I cambiamenti dell’aria respirata e la consapevolezza degli effetti che produce nel corpo umano.
L’intuizione che l’organismo potesse andare incontro a malattia a seguito dell’inquinamento dell’aria era già presa in considerazione nel XVIII secolo.
Nel 1771, nella prefazione di un testo di medicina del Prof. Tissot, medico di Basilea indirizzato a vari colleghi, si sottolinea che già Ippocrate, padre della Medicina, sottolineava come la potenza dell’aria fosse capace di mantenere sana la vita e come una mutazione della stessa potesse causare malattie.

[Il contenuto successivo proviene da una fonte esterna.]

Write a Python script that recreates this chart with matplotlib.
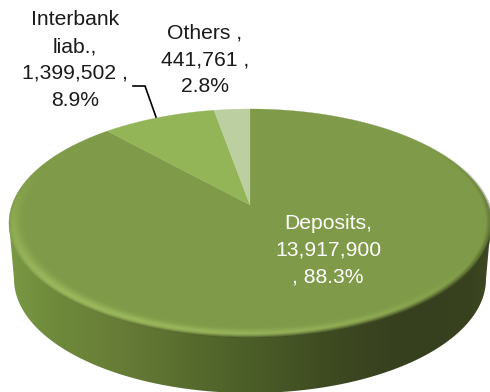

L’Antico padre della Medicina riconosceva come “l’aria occupasse due distinte regioni dello spazio terrestre, l’etere, la regione più sublime dove l’aria è cristallina e gallegga sopra le nubi e l’altra più torbida, più bassa, al di sotto delle nuvole, soggetta a cangiamenti per ricevere aggregati di particelle terrestre lignee, acquose, sulfuree, saline ed esalanti dalla degenerazione di sostanze vegetabili ed animali”. Il Tissot afferma che “dalla comunale sperienza e dalle indefesse osservazioni, siamo arrivati a comprendere che le alterazioni più solenni dell’aria riconoscono l’origine loro da una molteplice serie di varie cagioni fra di lro onninamente discordi.
Avvegnachè l’inegual partizione delle molecule componenti questo liquido corpo, la scarsezza o l’eccesso delle parti sue acquidose, la prevalenza o la mancanza delle particelle del fuoco, la venefica indole di alcuni incospicui principii casualmente introdotti, la sproporzione della sua gravità, l’impetuosa ed incostante corrente, con cui va radendo la terra ed il mare, e le galleggianti molecule, porta seco e confonde, l’immobilità della calma, e lo stagnamento con cui si impaluda, e corrompe, altrettante sono cagioni, per mezzo delle quali la naturale sua tempra a poco a poco perdendo, universalmente sovverte la ben regolata economia della vita”.
Da un così argomentare il Tissot deduce che, in tal modo, nascono le malattie e soprattutto quelle epidemihe che definisce “malattie popolari perchè rovinan sovente, in brevissimo spazio di tempo non solo una gran parte dei viventi delle campagne, delle foreste, ma, singolarmente distrugge non pochi di quei abitanti, che in pochissimo spazio di terra ristretti, circondati da mura, menan la vita loro.”
Nel XVIII secolo, dunque il Medico prestava attenzione ai cambiamenti meteorologici ed alla sua influenza sulle malattie epidemiche. La prefazione al volume conclude con “vogliamo adunque sperare, per le addotte ragioni, che utili ed accette abbiano ad effere ai posteri le presenti constatazioni”.